Minha experiência é que somos mais facilmente tentados nessas esferas quando estamos sós. Quando estamos com nossa comunidade, com nossos irmãos e irmãs, somos protegidos pela energia da sangha e não será tão fácil cair em tentação. E, assim, a oração pode traduzir-se em ação e não consistir apenas de palavras. Quando temos uma mente alerta, quando temos uma sangha, estamos numa posição bem mais sólida e não precisamos cair em tentação.

Quando o Buda ainda estava neste mundo, as pessoas começavam sua prática recitando: "Eu me refugio no Buda". Refugiar-se significa ligar-se ao que existe de mais saudável em nós e que nos apóia em nossas aspirações mais profundas. As pessoas não esperaram até o Buda morrer para praticar o "refugiar-se no Buda". Também naquela época já começaram a recitar: "Eu me refugio na sangha". Monges, monjas e pessoas leigas sentavam-se juntos e rezavam. Quando monges, monjas e pessoas leigas se sentam juntos e rezam, não são apenas mais capazes de resistir à tentação, mas também aumentam e fortalecem sua energia da mente alerta.
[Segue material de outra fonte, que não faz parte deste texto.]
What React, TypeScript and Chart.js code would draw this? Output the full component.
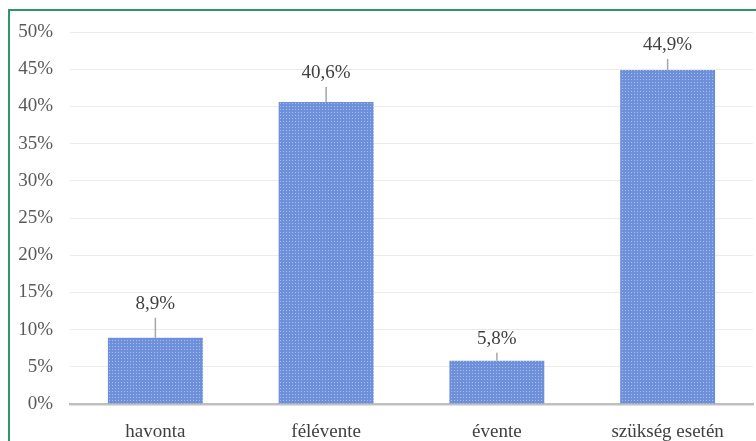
import React, { useEffect, useRef } from "react";
import { Chart, registerables } from "chart.js";

Chart.register(...registerables);

const categories = ["havonta", "félévente", "évente", "szükség esetén"];
const values = [0.089, 0.406, 0.058, 0.449];
const valueLabels = ["8,9%", "40,6%", "5,8%", "44,9%"];

const FONT = "'Liberation Serif', 'Times New Roman', serif";

function makePattern(): CanvasPattern | string {
  const c = document.createElement("canvas");
  c.width = 3;
  c.height = 3;
  const g = c.getContext("2d");
  if (!g) return "#7395dd";
  g.fillStyle = "#6e8fda";
  g.fillRect(0, 0, 3, 3);
  g.fillStyle = "#a9bdee";
  g.fillRect(1, 1, 1, 1);
  const p = g.createPattern(c, "repeat");
  return p || "#7395dd";
}

const labelPlugin = {
  id: "leaderLabels",
  afterDatasetsDraw(chart: any, _args: any, opts: any) {
    const ctx = chart.ctx;
    const meta = chart.getDatasetMeta(0);
    const offsets: number[] = (opts && opts.offsets) || [];
    ctx.save();
    ctx.font = `19px ${FONT}`;
    ctx.fillStyle = "#404040";
    ctx.textAlign = "center";
    ctx.textBaseline = "middle";
    meta.data.forEach((bar: any, i: number) => {
      const x = bar.x;
      const top = bar.y;
      const ly = top - (offsets[i] ?? 28);
      ctx.strokeStyle = "#a6a6a6";
      ctx.lineWidth = 1.5;
      ctx.beginPath();
      ctx.moveTo(x, top);
      ctx.lineTo(x, ly + 14);
      ctx.stroke();
      ctx.fillText(valueLabels[i], x, ly);
    });
    ctx.restore();
  },
};

export default function App() {
  const ref = useRef<HTMLCanvasElement>(null);
  useEffect(() => {
    if (!ref.current) return;
    const chart = new Chart(ref.current, {
      type: "bar",
      data: {
        labels: categories,
        datasets: [
          {
            data: values,
            backgroundColor: makePattern() as any,
            borderWidth: 0,
            categoryPercentage: 1,
            barPercentage: 0.556,
          },
        ],
      },
      options: {
        animation: false,
        responsive: false,
        maintainAspectRatio: false,
        layout: { padding: { top: 32, right: 3, left: 0, bottom: 0 } },
        plugins: {
          legend: { display: false },
          tooltip: { enabled: false },
          leaderLabels: { offsets: [34, 29, 22, 25] },
        } as any,
        scales: {
          x: {
            grid: { display: false },
            border: { display: true, color: "#bfbfbf", width: 2.5 },
            ticks: {
              color: "#404040",
              font: { family: FONT, size: 19 },
              padding: 9,
            },
            afterFit(scale: any) {
              scale.height = 37;
            },
          },
          y: {
            min: 0,
            max: 0.5,
            ticks: {
              stepSize: 0.05,
              color: "#595959",
              font: { family: FONT, size: 19 },
              padding: 17,
              callback: (v: any) => `${Math.round(Number(v) * 100)}%`,
            },
            grid: { color: "#ebebeb", lineWidth: 1, drawTicks: false },
            border: { display: false },
            afterFit(scale: any) {
              scale.width = 70;
            },
          },
        },
      },
      plugins: [labelPlugin],
    });
    return () => chart.destroy();
  }, []);
  return (
    <div style={{ position: "fixed", left: 0, top: 0, width: 756, height: 441, background: "#fff", overflow: "hidden" }}>
      <canvas ref={ref} width={756} height={441} style={{ position: "absolute", left: 0, top: 0 }} />
      <div
        style={{
          position: "absolute",
          left: 8,
          top: 9,
          width: 780,
          height: 460,
          border: "2px solid #2f9466",
          boxSizing: "border-box",
          pointerEvents: "none",
        }}
      />
    </div>
  );
}
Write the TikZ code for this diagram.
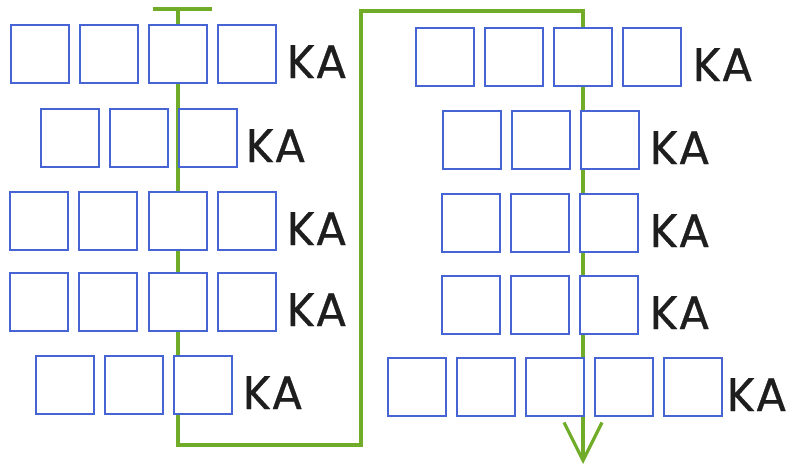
\documentclass[tikz,border=0pt]{standalone}
\usepackage{fontspec}
\setmainfont{Poppins}
\usetikzlibrary{arrows.meta}
\definecolor{boxblue}{RGB}{70,100,212}
\definecolor{linegreen}{RGB}{112,172,40}
\definecolor{textdark}{RGB}{30,30,30}
\begin{document}
\begin{tikzpicture}[x=1pt,y=-1pt,
  sq/.style={draw=boxblue,fill=white,line width=2pt,minimum width=58pt,minimum height=58pt,inner sep=0pt},
  ka/.style={anchor=base west,inner sep=0pt,text=textdark,font=\fontsize{47}{47}\selectfont\addfontfeature{FakeBold=0.6}},
  path/.style={draw=linegreen,line width=3.2pt},
  tee/.style={draw=linegreen,line width=4.2pt}]
\useasboundingbox (0,0) rectangle (792,467);
% green path
\coordinate (start) at (178,9);
\coordinate (c1) at (178,445);
\coordinate (c2) at (361,445);
\coordinate (c3) at (361,11);
\coordinate (c4) at (583,11);
\coordinate (finish) at (583,464);
\coordinate (teeL) at (153,9);
\coordinate (teeR) at (212,9);
\draw[tee] (teeL) -- (teeR);
\draw[path,-{Straight Barb[length=38pt,width=38pt,line width=3.2pt]}] (start) -- (c1) -- (c2) -- (c3) -- (c4) -- (finish);
% boxes and labels
\foreach \nm/\xo/\yt/\n/\st/\kx in {
  L1/10/24/4/69.3/287, L2/40/108/3/69/246, L3/9.5/191/4/69.3/287, L4/9.5/272/4/69.3/287, L5/35/355/3/69/243,
  R1/415/27/4/69.3/693, R2/442/110/3/69/650, R3/441/193/3/69/650, R4/441/275/3/69/650, R5/387/357/5/69.2/727}{
  \foreach \i in {1,...,\n}{
    \node[sq] (\nm-\i) at ({\xo+(\i-1)*\st+29.5},{\yt+29.5}) {};
  }
  \node[ka] (\nm-ka) at (\kx,{\yt+54}) {KA};
}
\end{tikzpicture}
\end{document}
Hoje em dia, muitas pessoas vivem nas regiões do inferno das drogas, da solidão e do desespero. Há também aqueles que criam, de vários modos diferentes, o inferno para as pessoas ao redor delas. E há também aqueles que matam, roubam, seqüestram e estupram. Há tantos espíritos famintos vagando por aí, com fome de amor, de compreensão, de uma família, de um ideal.

Rezamos para não cair nesses três caminhos perniciosos. Nossa oração pode ser bem concreta, assim que tivermos descoberto um caminho a trilhar, assim que nos tivermos refugiado na sangha e assim que soubermos como seguir praticando um caminho espiritual. O desejo mais profundo nesta oração é afastar-se dos caminhos da tentação e animar-se a seguir nosso caminho espiritual. Isto é um desejo que todos nós podemos entender.